L’autisme : pathologie de l’interaction
John BOWLBY en 1969 travaille sur l’éthologie de l’attachement à la Tavistock Clinic et publie son travail à l’institut de psychanalyse. Mais en fait, c’est le couple TINBERGEN qui publie le premier travail sur l’éthologie de l’autisme.
Les comportements autistiques seraient une manifestation d’un enfant apeuré par une personne inconnue : un conflit entre deux conduites opposées d’approche et d’évitement expliquerait les comportements d’évitement du regard et l’augmentation des auto-contacts.
L’EEG computérisé montre en effet qu’une simple présence passive d’un adulte provoque une alerte cérébrale, un seuil d’activation cérébrale bien plus élevé chez les enfants autistes que dans une population témoin.
Cette observation éthologique a servi de base de départ à une cascade d’observations : l’enfant s’auto-manipule bien plus dès qu’on le regarde (STERN et BENDER, 1974). Son profil comportemental se modifie avec l’âge (CONNOLLY et SMITH, 1972). Et l’adulte lui-même est co-créateur de ce qu’il observe : observé derrière une glace sans tain, l’enfant manifeste beaucoup moins de comportements autocentrés qu’en présence de l’adulte.
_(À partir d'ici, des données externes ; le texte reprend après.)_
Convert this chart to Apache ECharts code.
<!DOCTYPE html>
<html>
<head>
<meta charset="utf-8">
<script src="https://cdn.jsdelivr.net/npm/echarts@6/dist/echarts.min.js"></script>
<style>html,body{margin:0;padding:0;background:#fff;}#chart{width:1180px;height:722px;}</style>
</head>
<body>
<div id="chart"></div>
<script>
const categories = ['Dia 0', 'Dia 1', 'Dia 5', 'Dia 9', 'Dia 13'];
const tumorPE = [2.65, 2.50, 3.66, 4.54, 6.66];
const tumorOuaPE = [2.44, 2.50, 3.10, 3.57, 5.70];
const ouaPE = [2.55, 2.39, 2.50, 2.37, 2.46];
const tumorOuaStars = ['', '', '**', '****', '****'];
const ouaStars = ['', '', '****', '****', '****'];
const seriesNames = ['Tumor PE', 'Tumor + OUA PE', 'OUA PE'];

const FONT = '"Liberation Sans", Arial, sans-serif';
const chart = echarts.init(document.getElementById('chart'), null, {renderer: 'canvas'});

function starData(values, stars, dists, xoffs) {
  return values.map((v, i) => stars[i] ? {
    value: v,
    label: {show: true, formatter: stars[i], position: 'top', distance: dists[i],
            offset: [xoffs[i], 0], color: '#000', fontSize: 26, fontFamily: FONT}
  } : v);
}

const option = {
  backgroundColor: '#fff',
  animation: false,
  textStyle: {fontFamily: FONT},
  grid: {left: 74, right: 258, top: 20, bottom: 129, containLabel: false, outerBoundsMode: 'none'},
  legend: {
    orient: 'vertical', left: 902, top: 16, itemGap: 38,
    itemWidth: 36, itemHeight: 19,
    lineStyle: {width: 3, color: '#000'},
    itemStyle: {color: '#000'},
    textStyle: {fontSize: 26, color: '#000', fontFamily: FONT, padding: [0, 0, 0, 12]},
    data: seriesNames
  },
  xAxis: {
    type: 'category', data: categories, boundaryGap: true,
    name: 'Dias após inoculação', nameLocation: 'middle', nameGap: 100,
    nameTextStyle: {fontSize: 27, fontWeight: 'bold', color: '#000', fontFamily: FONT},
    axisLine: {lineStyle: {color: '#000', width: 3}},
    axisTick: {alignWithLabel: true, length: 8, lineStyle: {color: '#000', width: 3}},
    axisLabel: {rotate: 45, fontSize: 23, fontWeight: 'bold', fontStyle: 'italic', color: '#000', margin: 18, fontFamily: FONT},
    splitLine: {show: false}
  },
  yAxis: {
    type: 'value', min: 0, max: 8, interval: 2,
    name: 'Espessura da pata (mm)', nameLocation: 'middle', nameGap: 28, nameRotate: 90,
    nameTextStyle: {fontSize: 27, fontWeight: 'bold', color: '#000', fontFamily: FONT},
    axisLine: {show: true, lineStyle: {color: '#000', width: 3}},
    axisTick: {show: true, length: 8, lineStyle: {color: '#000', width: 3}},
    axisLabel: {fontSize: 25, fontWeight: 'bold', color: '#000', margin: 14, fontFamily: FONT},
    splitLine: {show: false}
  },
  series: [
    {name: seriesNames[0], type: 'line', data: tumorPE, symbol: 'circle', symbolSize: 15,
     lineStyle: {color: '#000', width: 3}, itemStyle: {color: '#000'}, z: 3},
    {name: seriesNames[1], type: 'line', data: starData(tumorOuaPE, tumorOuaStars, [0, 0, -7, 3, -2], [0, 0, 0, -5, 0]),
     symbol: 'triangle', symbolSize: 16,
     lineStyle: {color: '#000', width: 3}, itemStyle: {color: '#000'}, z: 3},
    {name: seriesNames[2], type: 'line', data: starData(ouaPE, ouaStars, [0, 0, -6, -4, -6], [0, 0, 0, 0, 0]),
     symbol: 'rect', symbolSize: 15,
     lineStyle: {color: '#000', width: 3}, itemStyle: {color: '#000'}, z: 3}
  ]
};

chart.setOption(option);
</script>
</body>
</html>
Il effectue des comportements de torero posant des banderilles qu’il ne fait pratiquement pas en présence d’un autre (RUTTER, 1978). Un psychothérapeute bien intentionné provoque une augmentation des auto-contacts qu’il observe et qu’il compte, alors qu’un psychothérapeute qui s’ennuie, en étant moins intrusif augmente moins les auto-contacts de l’enfant (de LANNOY, 1978). Un enfant autiste dans une pièce nue manifeste moins d’auto-contacts que dans une pièce surchargée (HU’IT, 1964).
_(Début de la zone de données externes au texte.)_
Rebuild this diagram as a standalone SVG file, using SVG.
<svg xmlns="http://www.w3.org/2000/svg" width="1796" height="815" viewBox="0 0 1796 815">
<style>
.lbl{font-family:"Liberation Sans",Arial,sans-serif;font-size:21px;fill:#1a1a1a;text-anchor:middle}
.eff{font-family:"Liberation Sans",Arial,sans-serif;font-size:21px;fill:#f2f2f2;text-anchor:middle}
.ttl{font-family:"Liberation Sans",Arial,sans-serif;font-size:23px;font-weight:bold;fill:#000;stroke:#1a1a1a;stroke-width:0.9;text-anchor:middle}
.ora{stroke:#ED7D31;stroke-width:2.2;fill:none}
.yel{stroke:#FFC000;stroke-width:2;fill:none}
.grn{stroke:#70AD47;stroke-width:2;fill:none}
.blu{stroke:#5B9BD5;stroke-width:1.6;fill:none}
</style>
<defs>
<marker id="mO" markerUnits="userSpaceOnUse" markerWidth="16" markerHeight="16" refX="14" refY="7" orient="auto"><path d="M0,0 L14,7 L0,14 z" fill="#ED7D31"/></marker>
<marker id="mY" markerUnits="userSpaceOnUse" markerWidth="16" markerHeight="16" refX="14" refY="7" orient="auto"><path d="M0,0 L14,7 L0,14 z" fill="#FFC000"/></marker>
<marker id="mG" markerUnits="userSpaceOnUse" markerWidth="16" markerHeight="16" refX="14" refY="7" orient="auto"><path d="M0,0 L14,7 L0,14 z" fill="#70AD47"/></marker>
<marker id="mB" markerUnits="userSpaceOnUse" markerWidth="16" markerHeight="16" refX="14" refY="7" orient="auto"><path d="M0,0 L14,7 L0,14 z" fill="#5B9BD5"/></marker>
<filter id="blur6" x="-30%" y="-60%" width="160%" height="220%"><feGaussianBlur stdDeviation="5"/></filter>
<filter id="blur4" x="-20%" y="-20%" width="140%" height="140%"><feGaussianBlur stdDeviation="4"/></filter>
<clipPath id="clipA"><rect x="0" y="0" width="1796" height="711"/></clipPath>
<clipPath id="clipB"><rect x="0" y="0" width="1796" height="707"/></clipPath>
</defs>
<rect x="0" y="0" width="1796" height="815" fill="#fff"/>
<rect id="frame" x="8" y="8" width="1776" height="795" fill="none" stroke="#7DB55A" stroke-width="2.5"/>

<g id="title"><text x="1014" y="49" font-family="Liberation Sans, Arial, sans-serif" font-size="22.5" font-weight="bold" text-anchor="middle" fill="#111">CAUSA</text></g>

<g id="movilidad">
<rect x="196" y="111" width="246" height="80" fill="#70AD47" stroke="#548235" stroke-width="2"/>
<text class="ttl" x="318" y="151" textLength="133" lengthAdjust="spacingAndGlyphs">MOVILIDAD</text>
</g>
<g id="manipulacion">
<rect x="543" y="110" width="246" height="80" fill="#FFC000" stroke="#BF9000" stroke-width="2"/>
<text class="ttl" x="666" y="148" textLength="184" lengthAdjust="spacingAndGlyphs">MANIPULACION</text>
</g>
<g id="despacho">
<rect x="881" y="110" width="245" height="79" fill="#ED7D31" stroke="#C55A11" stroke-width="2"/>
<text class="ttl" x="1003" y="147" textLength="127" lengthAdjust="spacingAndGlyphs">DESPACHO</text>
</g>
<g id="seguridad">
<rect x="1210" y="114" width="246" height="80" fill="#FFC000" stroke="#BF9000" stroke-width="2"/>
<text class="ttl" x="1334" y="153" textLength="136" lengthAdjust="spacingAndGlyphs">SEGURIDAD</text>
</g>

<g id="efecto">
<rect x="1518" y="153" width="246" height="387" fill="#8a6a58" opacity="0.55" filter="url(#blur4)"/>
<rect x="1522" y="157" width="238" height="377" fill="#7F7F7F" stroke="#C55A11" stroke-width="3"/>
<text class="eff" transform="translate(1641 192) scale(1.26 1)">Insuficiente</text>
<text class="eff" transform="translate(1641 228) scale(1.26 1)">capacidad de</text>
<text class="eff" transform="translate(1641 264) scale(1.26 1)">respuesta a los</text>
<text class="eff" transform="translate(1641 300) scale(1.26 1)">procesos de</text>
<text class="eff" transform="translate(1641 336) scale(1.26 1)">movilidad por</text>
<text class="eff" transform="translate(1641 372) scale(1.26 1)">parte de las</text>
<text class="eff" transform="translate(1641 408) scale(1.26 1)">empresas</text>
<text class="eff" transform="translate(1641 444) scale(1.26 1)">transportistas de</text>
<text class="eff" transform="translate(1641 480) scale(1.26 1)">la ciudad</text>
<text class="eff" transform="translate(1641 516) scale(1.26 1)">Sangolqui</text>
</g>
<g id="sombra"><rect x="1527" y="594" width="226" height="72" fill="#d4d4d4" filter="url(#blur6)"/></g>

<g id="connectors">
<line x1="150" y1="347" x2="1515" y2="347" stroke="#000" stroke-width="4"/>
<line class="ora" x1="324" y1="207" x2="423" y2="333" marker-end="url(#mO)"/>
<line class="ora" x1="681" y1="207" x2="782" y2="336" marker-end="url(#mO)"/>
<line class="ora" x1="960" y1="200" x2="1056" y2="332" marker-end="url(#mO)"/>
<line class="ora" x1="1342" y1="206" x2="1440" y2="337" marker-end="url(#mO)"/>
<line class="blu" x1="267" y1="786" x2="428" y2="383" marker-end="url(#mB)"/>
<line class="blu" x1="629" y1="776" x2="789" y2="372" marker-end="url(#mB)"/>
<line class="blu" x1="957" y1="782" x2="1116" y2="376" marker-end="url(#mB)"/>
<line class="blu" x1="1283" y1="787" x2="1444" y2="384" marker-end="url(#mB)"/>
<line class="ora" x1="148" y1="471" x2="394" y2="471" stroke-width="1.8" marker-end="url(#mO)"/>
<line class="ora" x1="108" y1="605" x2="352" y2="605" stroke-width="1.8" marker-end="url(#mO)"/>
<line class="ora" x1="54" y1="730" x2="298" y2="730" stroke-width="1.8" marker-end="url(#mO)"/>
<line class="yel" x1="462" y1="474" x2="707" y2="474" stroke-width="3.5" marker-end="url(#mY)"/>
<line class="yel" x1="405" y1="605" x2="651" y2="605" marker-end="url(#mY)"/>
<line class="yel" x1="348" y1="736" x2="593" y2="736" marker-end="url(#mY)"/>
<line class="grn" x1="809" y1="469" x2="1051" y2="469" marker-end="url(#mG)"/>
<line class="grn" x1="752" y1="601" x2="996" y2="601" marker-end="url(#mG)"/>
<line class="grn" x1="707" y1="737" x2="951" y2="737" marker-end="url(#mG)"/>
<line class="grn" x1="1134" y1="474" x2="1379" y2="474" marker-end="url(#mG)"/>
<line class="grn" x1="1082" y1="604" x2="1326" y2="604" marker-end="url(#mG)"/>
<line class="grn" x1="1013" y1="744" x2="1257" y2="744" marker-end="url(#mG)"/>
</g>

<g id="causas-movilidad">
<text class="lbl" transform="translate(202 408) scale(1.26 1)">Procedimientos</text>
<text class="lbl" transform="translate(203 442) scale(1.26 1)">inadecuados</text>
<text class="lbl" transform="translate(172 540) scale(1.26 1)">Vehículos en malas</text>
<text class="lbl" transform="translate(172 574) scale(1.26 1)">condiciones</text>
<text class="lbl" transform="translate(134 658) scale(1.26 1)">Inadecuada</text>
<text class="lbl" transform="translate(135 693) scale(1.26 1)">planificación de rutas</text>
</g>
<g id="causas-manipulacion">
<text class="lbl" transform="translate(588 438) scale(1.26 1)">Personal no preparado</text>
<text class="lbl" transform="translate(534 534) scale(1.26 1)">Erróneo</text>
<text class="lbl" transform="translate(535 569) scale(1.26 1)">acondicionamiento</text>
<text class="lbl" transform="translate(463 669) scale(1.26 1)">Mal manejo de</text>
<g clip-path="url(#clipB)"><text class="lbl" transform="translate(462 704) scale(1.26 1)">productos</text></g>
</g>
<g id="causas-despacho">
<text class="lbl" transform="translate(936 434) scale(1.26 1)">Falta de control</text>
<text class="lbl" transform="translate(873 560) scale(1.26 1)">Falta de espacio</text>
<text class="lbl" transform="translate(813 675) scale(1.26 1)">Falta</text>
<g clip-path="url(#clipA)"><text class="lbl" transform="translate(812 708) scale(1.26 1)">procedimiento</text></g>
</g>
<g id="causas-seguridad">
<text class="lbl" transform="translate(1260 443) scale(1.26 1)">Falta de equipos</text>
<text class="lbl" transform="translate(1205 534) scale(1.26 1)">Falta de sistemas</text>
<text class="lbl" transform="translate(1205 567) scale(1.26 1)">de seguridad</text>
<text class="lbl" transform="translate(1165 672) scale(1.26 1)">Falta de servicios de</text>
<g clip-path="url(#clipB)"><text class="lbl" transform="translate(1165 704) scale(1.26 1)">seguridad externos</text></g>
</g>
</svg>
Lorsqu’on place un enfant autiste dans une pièce où l’on projette des diapositives agrandies de visages gais, tristes, neutres ou de faces animales, on constate que les activités autocentrées sont nettement moins importantes en présence de faces animales (HUTT et OUNSTED, 1966) et plus importantes en présence de visages souriants. De même les animaux domestiques se laissent plus facilement approcher par un enfant autiste. Lorsqu’un adulte a pour consigne expérimentale de fermer les yeux ou de mettre un masque, l’enfant le dévisage plus longtemps, alors que lorsqu’il met le masque devant la bouche, l’enfant, comme d’habitude le regarde en passant (RICHER et COSS, 1976). Observés dans l’espace standardisé d’une cour de récréation avec repères naturels (arbres, porte, grille) (RICHER, 1976), les enfants autistes sont périphérisés, autocentrés et n’interagissent pratiquement pas. L’approche d’un enfant parlant aggrave les comportements d’évitement défensifs (lever un bras, rentrer la tête). L’approche d’un autre enfant autiste n’aggrave pas les comportements d’évitement. Mais une observation longitudinale révèle dans ce cas, une évolution facilitée vers la stéréotypie
(COQ, 1992). Un adulte qui ne regarde pas l’enfant ou qui l’approche par le dos, non seulement ne provoque pas d’auto- contacts mais encore facilite la décontraction musculaire et l’augmentation des contacts avec le thérapeute (SOKOLOWSKY, 1984, SOULAYROL, 1985).
Dans l’ensemble, cette série de manipulations discrètes mènent à proposer l’idée que tous les contacts (auto-contacts, sa propre odeur, et même les hétéro contacts) possèdent une fonction tranquillisante mais que le regard provoque une grande angoisse.
Le regard des autres enfants façonne fortement les comportements des autistes. Les relations de domination sont parfois si fortes entre enfants que le profil comportemental d’un autiste est nettement plus autocentré et évitant en présence d’un enfant dominant. L’enfant autiste soutient mieux le regard et devient moins autocentré quand l’enfant dominant est absent.